The total cost of owning a distribution transformer (hereinafter “owning cost) to a utility includes the cost of the transformer, (e.g., purchase price, installation cost, residual end of life cost, interest, depreciation, taxes), the cost of energy consumed by transformer losses, and the cost of the system capacity required to accommodate such losses. In the past the useful life of a distribution transformer has been approximately twenty years. Consequently, even small decreases in efficiency may result in power losses (to the utility) that result in a substantial financial impact (e.g., owning cost) when such losses occur over many years of operation. In addition, such losses cause the utility to generate more power than otherwise would be necessary, thereby negatively impacting the environment. When such losses occur for many transformers over many years, a utility also may make capital expenditures to increase system capacity that may not have been necessary but for the inefficiencies. Accordingly, inefficient distribution transformers may result in increased costs associated with the cost of power losses and capital expenditures as well as negatively impact the environment.
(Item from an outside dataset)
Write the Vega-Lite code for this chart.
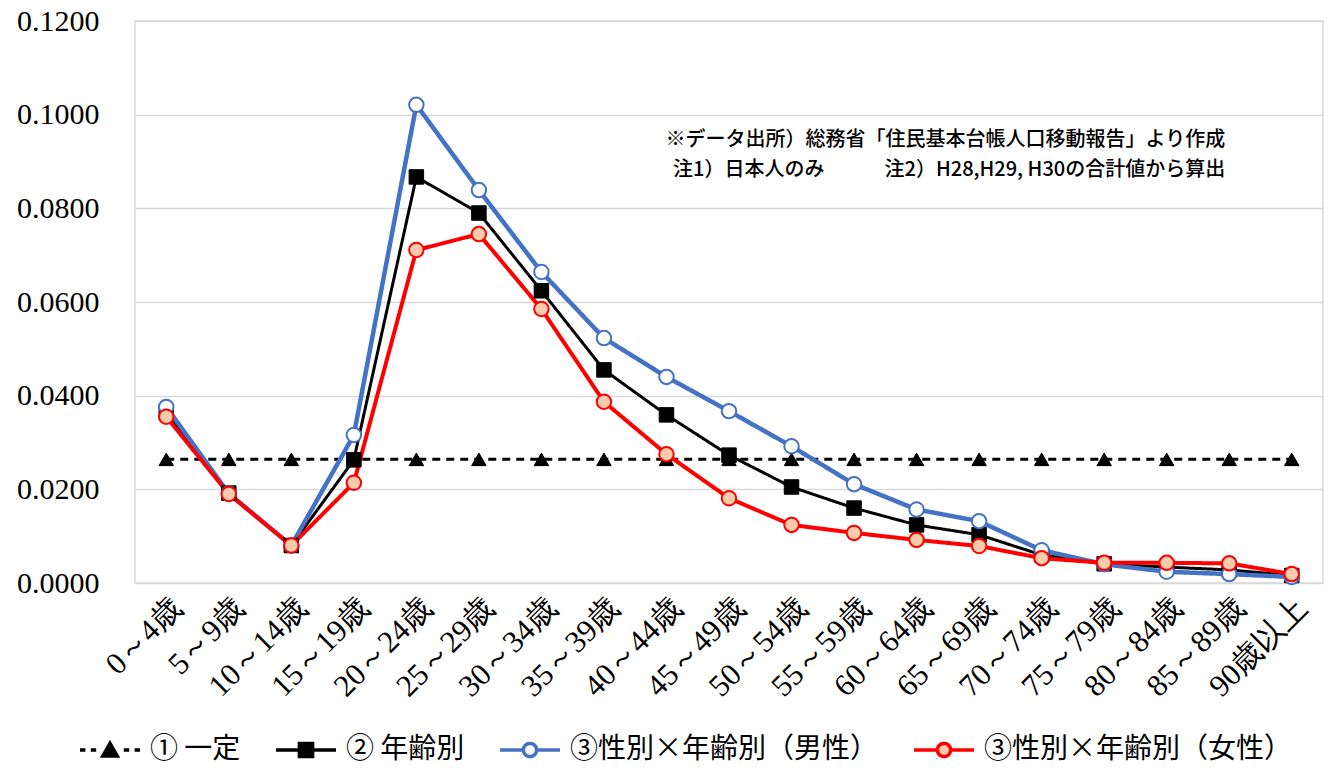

On challenge to utilities is that utilities cannot readily identify inefficient transformers. The Distribution Systems Testing, Application, and Research (DSTAR) utility consortium commissioned the development of the Transformer Owning Cost Software (TOCS) tool for analyzing and comparing the total owning cost of distribution transformers. TOCS is a tool for performing detailed analysis on different distribution transformer designs and loading characteristics. A batch analysis functionality within TOCS enables users to run multiple loading scenarios against a set of transformers and predict an estimated annualized owning cost. However, this software provides an estimate. Conventionally there has been no way of specifically determining the efficiency of an installed distribution transformer on a continuous ongoing basis during normal operation. In the past a utility crew may have measured the efficiency of a distribution transformer during a routine maintenance procedure. However, sending a crew to measure the efficiency of the multitude of distribution transformers residing in a large geographical area, such as a city, county, or state, would be cost prohibitive. In addition, measurements taken by a crew provide a “snap shot” of the transformer's efficiency under the then present conditions (e.g., at that temperature and with the existing load). Consequently, if the transformer's efficiency were to change (e.g., due to aging, change in temperature, change in load, etc.), the snap shot provided by a crew may be inaccurate, or worse, may have been misleading. Accordingly, there is a need for determining the efficiency of an operating distribution transformer in a cost effective, reliable, and accurate manner.